Friday, December 6, 2019

Thoughts about My Church Becoming a German Beer Hall


As I write these words, Kristkindl Markt is nearly here.  By the time you read this, my church's building will be filled with hundreds, maybe thousands of visitors coming to visit our German Christmas festival.  Every year our church building is transformed into a German Christmas village with craft vendors and gingerbread houses for the kids.  Our social hall is turned into a beer hall with German food, beer (shout out to KC Bier Company) and oompah bands.  Our church has been at this for 25 years, and KKM has become a Christmastime tradition for hundreds, if not thousands, of people.  Sure, it's our church's largest fundraiser, and its a way for our folks to get to know one another working side by side to keep the beer, brats and gingerbread houses flowing, but I want to offer another reason why KKM matters this year more than ever.

I was a child when Watergate happened and Richard Nixon resigned.  By the time I even understood what had happened, it all seemed like ancient history to me.  My generation never knew life without deep cynicism in our political system, and a fractured and hyper-partisan America is all we've ever known.  The deep wounds and ramifications of that time continue to fester.  Many commentators and historians trace a line from our current impeachment drama back through Watergate and all the way back to the founding of our nation.  Whatever the outcome now, the pain of this time will reach far into the future in ways we cannot predict, just like folks in 1974 could never have envisioned where we are today.

Supposedly one should never talk about politics or religion in polite company, but in my lifetime I can't really think of a worse time to talk about either.  Up until the 2016 election, financial disagreements were the biggest cause of marriage breakups in America.  Since the election, the leading cause of relationships ending was disagreement over politics.  One polling report I found showed "one in 10 couples, married and not, have ended their relationships in a battle over political differences. For younger millennials, it's 22 percent.  And nearly one in three Americans said that political clashes over Trump have "had a negative impact on their relationship," said the report . . ."Passionately opposing points of views are not only driving wedges between strangers and even friends, but we are now seeing evidence that this dissent is having a detrimental impact on Americans' marriages and relationships."  That report was produced in 2017.  Imagine how much worse those statistics are now.

Certainly our present days offer plenty of opportunities for people of faith to take stands against racism, xenophobia, attacks on immigrants and threats to honesty itself.  Yet, I've come to believe that people of faith also can play a role in bringing disparate people together to find common ground.  I'm talking about the most basic kind of common ground--just being together int he same space while being civil to one another.

I'm not a believer in "peace and harmony" necessarily being a good thing in and of itself.  In American history, "peace" has almost always meant security for some at the cost of oppression for others.  As MLK said, "True peace is not merely the absence of tension: it is the presence of justice."  That being said, there have to be opportunities for people to come together, share something in common and experience the common humanity in one another.   At some point, people must come out from behind their cell phones and the nastiness they spew at total strangers in order to simply remember things like empathy, connection and that simple fact that someone may look and believe things very different from you but that doesn't erase your shared humanity.   From a Christian perspective, one could say it's a chance for us to recognize the image of God in others different from ourselves and to see how Jesus' difficult teachings about loving our "enemies" can actually be made real.
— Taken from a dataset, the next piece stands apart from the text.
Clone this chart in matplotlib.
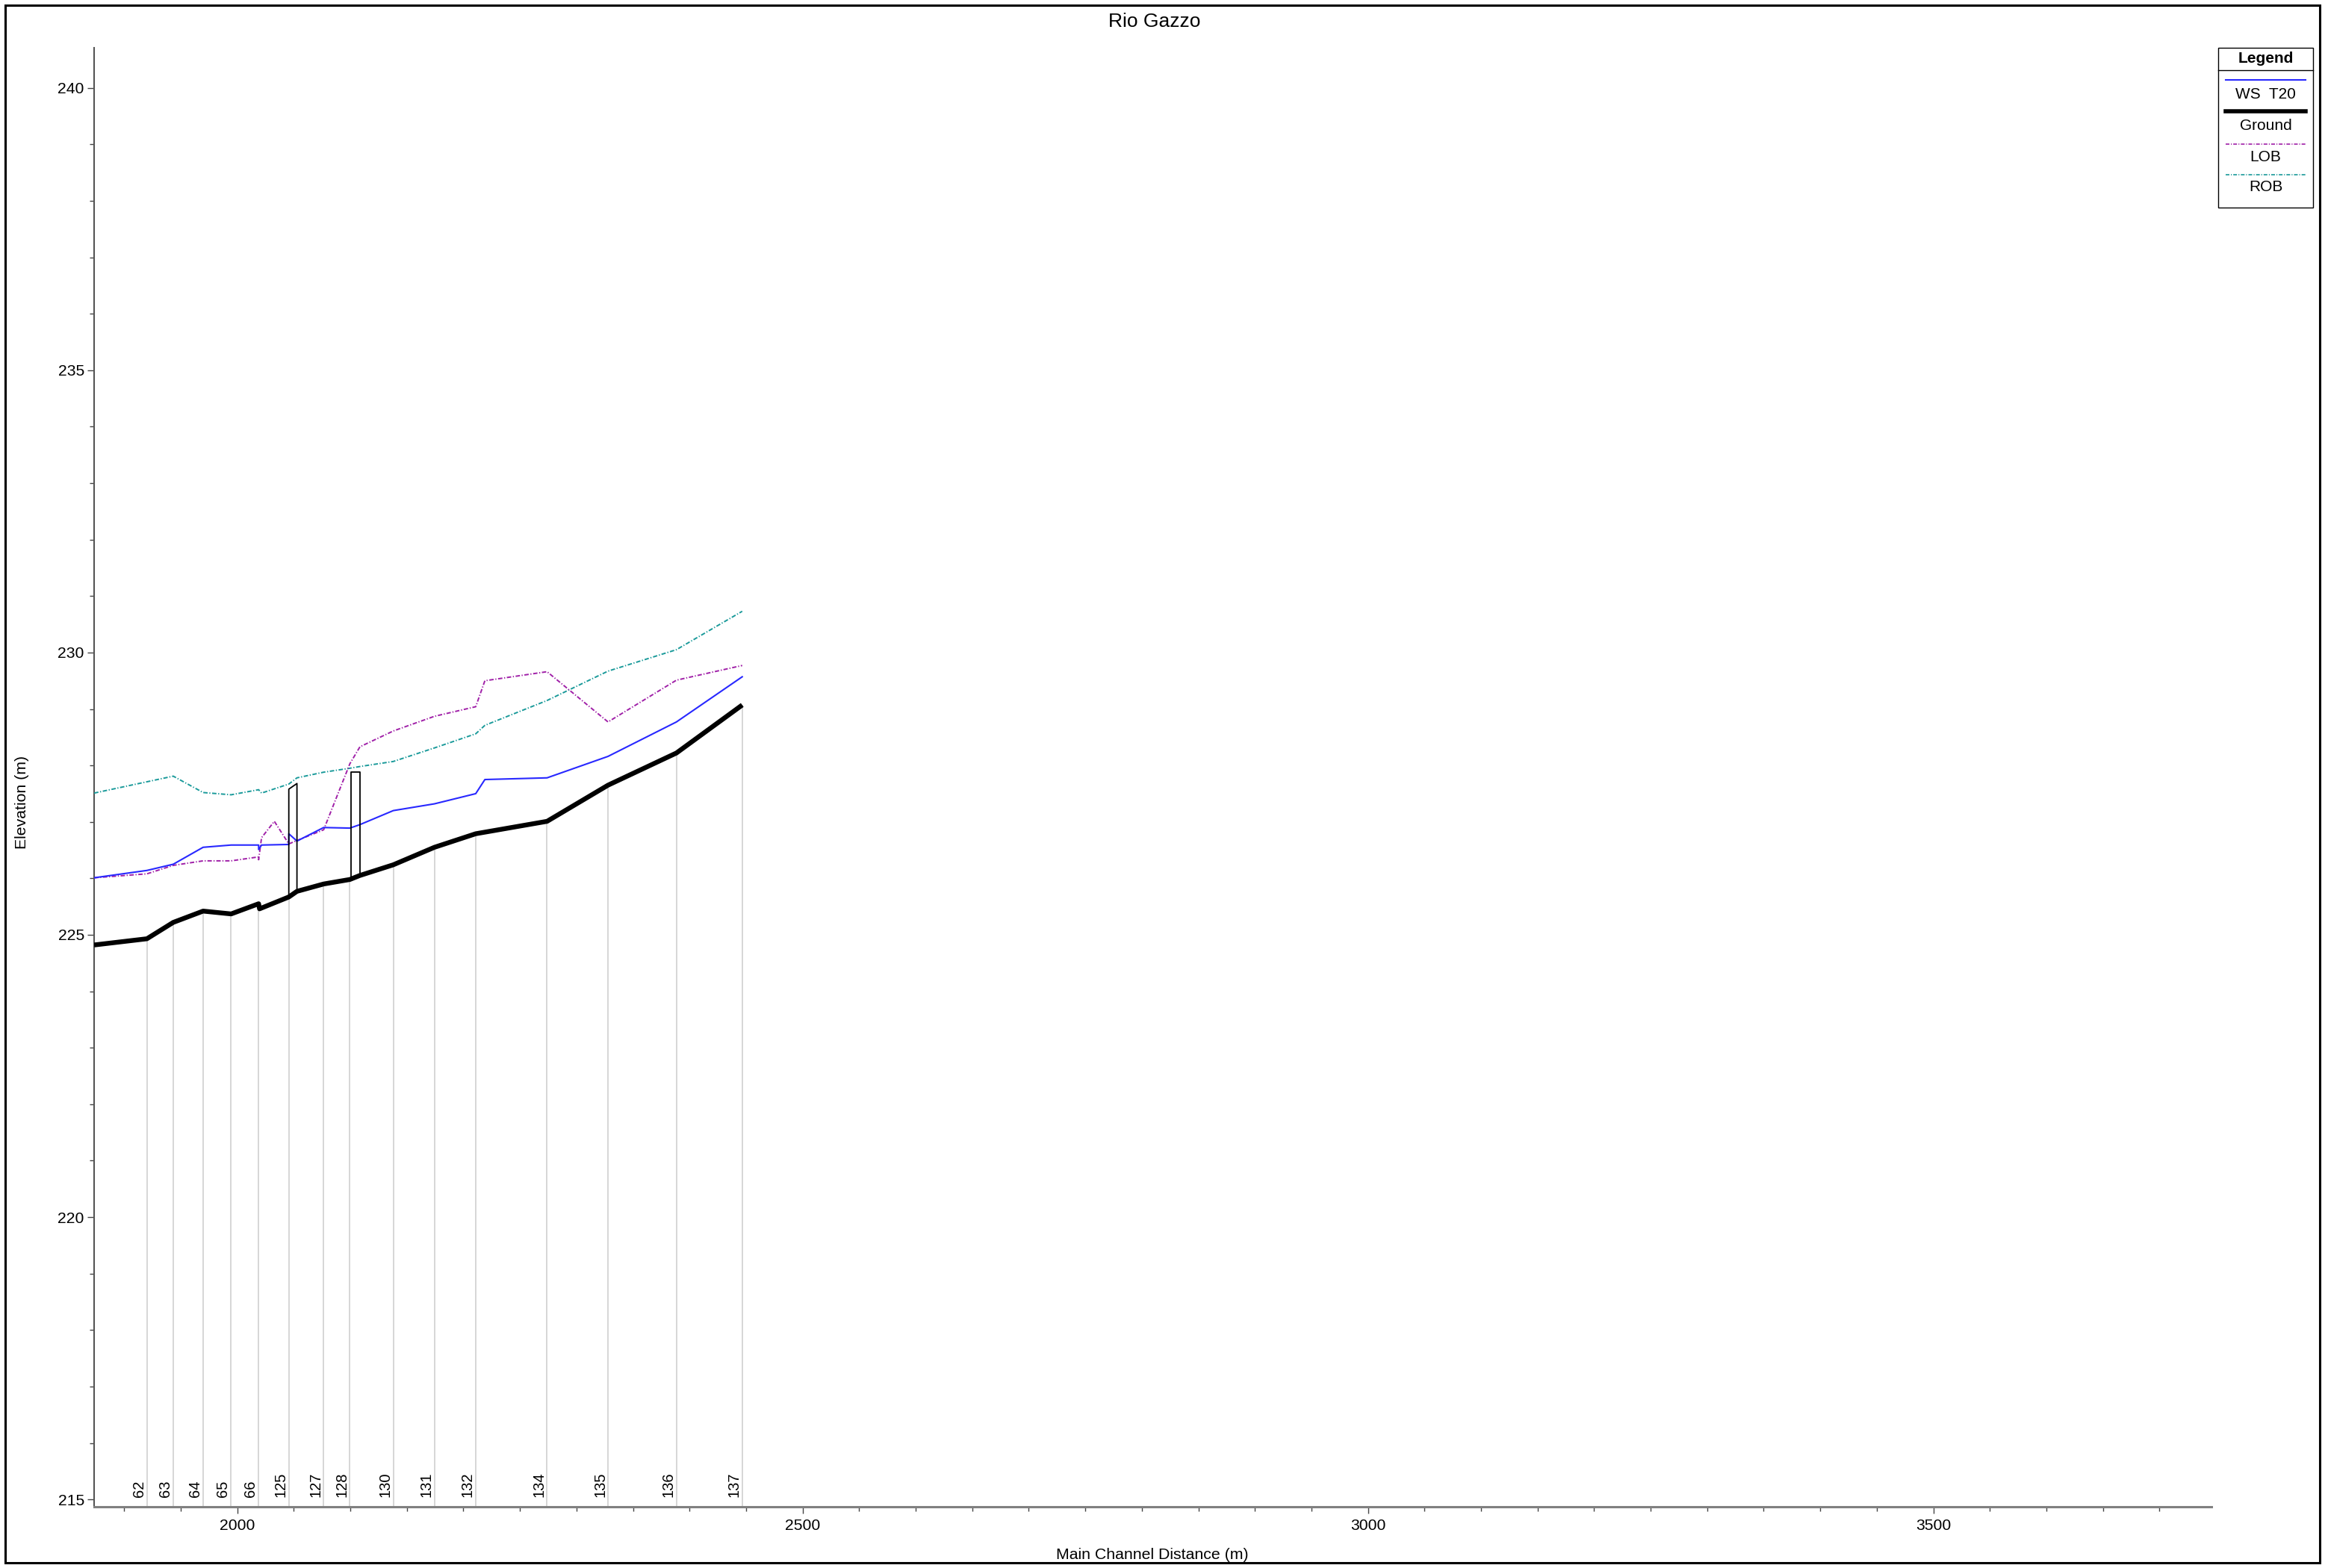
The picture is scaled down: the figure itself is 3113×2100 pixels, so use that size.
import matplotlib
matplotlib.use("Agg")
import matplotlib.pyplot as plt
import numpy as np
from matplotlib.lines import Line2D
from matplotlib.patches import Rectangle
from matplotlib.ticker import MultipleLocator
import matplotlib.transforms as mtransforms

plt.rcParams['font.family'] = ['Liberation Sans', 'DejaVu Sans']

# ---------------- data ----------------
title = "Rio Gazzo"

sec_names = ['62', '63', '64', '65', '66', '125', '127', '128', '130',
             '131', '132', '134', '135', '136', '137']
sec_x = [1920.1, 1943.4, 1969.8, 1994.6, 2018.9, 2045.6, 2076.4, 2099.6,
         2138.0, 2174.4, 2210.9, 2274.0, 2327.9, 2388.4, 2446.6]

ground_x = [1873.4, 1920.1, 1943.4, 1969.8, 1994.6, 2018.9, 2019.7, 2045.6,
            2052.8, 2076.4, 2099.6, 2108.3, 2138.0, 2174.4, 2210.9, 2274.0,
            2327.9, 2388.4, 2446.6]
ground_z = [224.82, 224.93, 225.22, 225.42, 225.37, 225.55, 225.46, 225.67,
            225.77, 225.90, 225.98, 226.05, 226.24, 226.55, 226.79, 227.01,
            227.65, 228.22, 229.07]

ws_x = [1873.4, 1920.1, 1943.4, 1969.8, 1994.6, 2018.9, 2018.9, 2021.5,
        2045.6, 2045.6, 2052.8, 2076.4, 2099.6, 2108.3, 2138.0, 2174.4,
        2210.9, 2219.0, 2274.0, 2327.9, 2388.4, 2446.6]
ws_z = [226.01, 226.14, 226.25, 226.55, 226.59, 226.59, 226.51, 226.59,
        226.60, 226.79, 226.66, 226.90, 226.89, 226.95, 227.20, 227.32,
        227.50, 227.75, 227.78, 228.16, 228.77, 229.57]

lob_x = [1873.4, 1920.1, 1943.4, 1969.8, 1994.6, 2018.9, 2018.9, 2021.5,
         2032.8, 2045.6, 2052.8, 2076.4, 2099.6, 2108.5, 2138.0, 2174.4,
         2210.9, 2219.0, 2274.0, 2327.9, 2388.4, 2446.6]
lob_z = [226.01, 226.08, 226.23, 226.31, 226.31, 226.38, 226.33, 226.72,
         227.01, 226.61, 226.67, 226.86, 228.03, 228.33, 228.61, 228.87,
         229.04, 229.50, 229.66, 228.77, 229.51, 229.77]

rob_x = [1873.4, 1943.4, 1969.8, 1994.6, 2018.9, 2021.5, 2045.6, 2052.8,
         2076.4, 2099.6, 2108.3, 2138.0, 2174.4, 2210.9, 2219.0, 2274.0,
         2327.9, 2388.4, 2446.6]
rob_z = [227.51, 227.81, 227.52, 227.48, 227.57, 227.51, 227.67, 227.78,
         227.88, 227.95, 227.98, 228.07, 228.31, 228.56, 228.71, 229.15,
         229.67, 230.05, 230.73]

# bridges: [x_left, x_right], top [left, right], bottom [left, right]
bridge1_x = [2045.6, 2052.8]
bridge1_top = [227.58, 227.68]
bridge1_bot = [225.67, 225.77]
bridge2_x = [2100.8, 2108.3]
bridge2_top = [227.88, 227.88]
bridge2_bot = [226.00, 226.05]

legend_labels = ['WS  T20', 'Ground', 'LOB', 'ROB']

xlim = (1873.4, 3746.0)
ylim = (214.87, 240.71)

# ---------------- figure ----------------
W, H = 3113, 2100
fig = plt.figure(figsize=(W / 100, H / 100), dpi=100)
ax = fig.add_axes([126 / W, 1 - 2018 / H, (2961 - 126) / W, (2018 - 64) / H])

ws_color = '#2828ff'
lob_color = '#a020a8'
rob_color = '#1a9a9a'

# section lines
g_at_sec = np.interp(sec_x, ground_x, ground_z)
ax.vlines(sec_x, ylim[0], g_at_sec, colors='#cccccc', linewidth=1.1, zorder=1)

ax.plot(rob_x, rob_z, color=rob_color, lw=1.4, dashes=(3, 1.2, 0.7, 1.2), zorder=3)
ax.plot(lob_x, lob_z, color=lob_color, lw=1.4, dashes=(3, 1.2, 0.7, 1.2), zorder=3)
ax.plot(ws_x, ws_z, color=ws_color, lw=1.5, zorder=4)

for bx, bt, bb in [(bridge1_x, bridge1_top, bridge1_bot), (bridge2_x, bridge2_top, bridge2_bot)]:
    px = [bx[0], bx[0], bx[1], bx[1]]
    py = [bb[0], bt[0], bt[1], bb[1]]
    ax.plot(px, py, color='black', lw=1.3, zorder=5)

ax.plot(ground_x, ground_z, color='black', lw=4.6, zorder=6, solid_capstyle='butt')

# section labels
trans = mtransforms.blended_transform_factory(ax.transData, ax.transAxes)
trans = mtransforms.offset_copy(trans, fig=fig, x=-1, y=0, units='dots')
for name, sx in zip(sec_names, sec_x):
    ax.text(sx, 0.0066, name, transform=trans, rotation=90, ha='right', va='bottom',
            fontsize=14.5, color='black', zorder=7)

ax.set_xlim(*xlim)
ax.set_ylim(*ylim)
ax.xaxis.set_major_locator(MultipleLocator(500))
ax.xaxis.set_minor_locator(MultipleLocator(50))
ax.yaxis.set_major_locator(MultipleLocator(5))
ax.yaxis.set_minor_locator(MultipleLocator(1))

for s in ['top', 'right']:
    ax.spines[s].set_visible(False)
ax.spines['left'].set_color('#555555')
ax.spines['left'].set_linewidth(1.5)
ax.spines['bottom'].set_color('#808080')
ax.spines['bottom'].set_linewidth(2.2)

ax.tick_params(axis='both', which='major', length=6.5, width=1.0, color='#444444',
               labelsize=15.2, pad=3)
ax.tick_params(axis='both', which='minor', length=4.0, width=1.0, color='#444444')
ax.tick_params(axis='x', which='major', pad=5)

fig.text(1546 / W, 1 - 29 / H, title, ha='center', va='center', fontsize=19)
fig.text(1543 / W, 1 - 2083 / H, 'Main Channel Distance (m)', ha='center', va='center',
         fontsize=15.3)
fig.text(30 / W, 1 - 1074 / H, 'Elevation (m)', ha='center', va='center',
         rotation=90, fontsize=15.3)

# figure frame
fig.add_artist(Rectangle((7 / W, 7 / H), (3106 - 7) / W, (2093 - 7) / H,
                         transform=fig.transFigure, fill=False, edgecolor='black',
                         linewidth=2.2))

# legend (manual, HEC-RAS style)
lx0, lx1, ly0, ly1 = 2970, 3097, 64, 278
fig.add_artist(Rectangle((lx0 / W, 1 - ly1 / H), (lx1 - lx0) / W, (ly1 - ly0) / H,
                         transform=fig.transFigure, fill=True, facecolor='white',
                         edgecolor='black', linewidth=1.0))
fig.add_artist(Line2D([lx0 / W, lx1 / W], [1 - 94 / H, 1 - 94 / H],
                      transform=fig.transFigure, color='black', lw=1.0))
fig.text((lx0 + lx1) / 2 / W, 1 - 78 / H, 'Legend', ha='center', va='center',
         fontsize=15, fontweight='bold')
leg_styles = [
    dict(color=ws_color, lw=1.5),
    dict(color='black', lw=4.0),
    dict(color=lob_color, lw=1.2, dashes=(3, 1.2, 0.7, 1.2)),
    dict(color=rob_color, lw=1.2, dashes=(3, 1.2, 0.7, 1.2)),
]
line_y = [107, 149, 193, 234]
text_y = [126, 168, 211, 250]
for lab, st, yl, yt in zip(legend_labels, leg_styles, line_y, text_y):
    fig.add_artist(Line2D([2980 / W, 3087 / W], [1 - yl / H, 1 - yl / H],
                          transform=fig.transFigure, **st))
    fig.text((lx0 + lx1) / 2 / W, 1 - yt / H, lab, ha='center', va='center', fontsize=15)

fig.savefig('out.png', dpi=100, facecolor='white')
Recently, I sat down for coffee with one of the sports writers for the KC Star.  He shared with me about how social media has changed his business,.  At a different time, he would maybe receive some hate mail in the literal mail or rude phone messages on his voicemail.  Now, even the most non-controversial column or story about sports results in dozens of the most grotesque, obscene and even violent tweets and comments directed at him.  (Female sports writers have it even worse!)  As we commiserated on the state of our nation's soul, he remarked that I was the one as a minister doing something about it, while he was only a sports writer.  I laughed and shared how powerless I often feel as a minister to make any perceptible difference.  It takes faith to believe what I can rarely see, namely that God's spirit is at work improving the world despite evidence to the contrary.  

I also told him that I felt he was selling himself short as a sports writer.  Although some would dismiss sports as trivial, at its best sports can bring people together to have fun and share an experience together.  Just think about the Royals World Series parade in 2015!  I told him that despite the attacks he experiences from trolls, that his public service was helping people find enjoyment in something instead of fueling the omnipresent outrage machine.  There is a reason talking sports becomes a bridge between people who have trouble communicating about anything else.  Many are the times when I couldn't talk with someone about religion or politics but we could share a smile reliving a great pass by Patrick Mahomes.

Similarly, the folks coming to KKM may come from all sides of our current partisan divide and the bad religion mixed into it all.  Yet, when they are here they get to be together, enjoy some great food and music, remember what it was like to be a child delighted by a gingerbread house and maybe even be reminded of what it means to be human.  We don't get many new members from KKM, but we get thousands of people who know our church as the place they experience a vibrant, positive, life-giving experience.  That seems pretty worthwhile to me.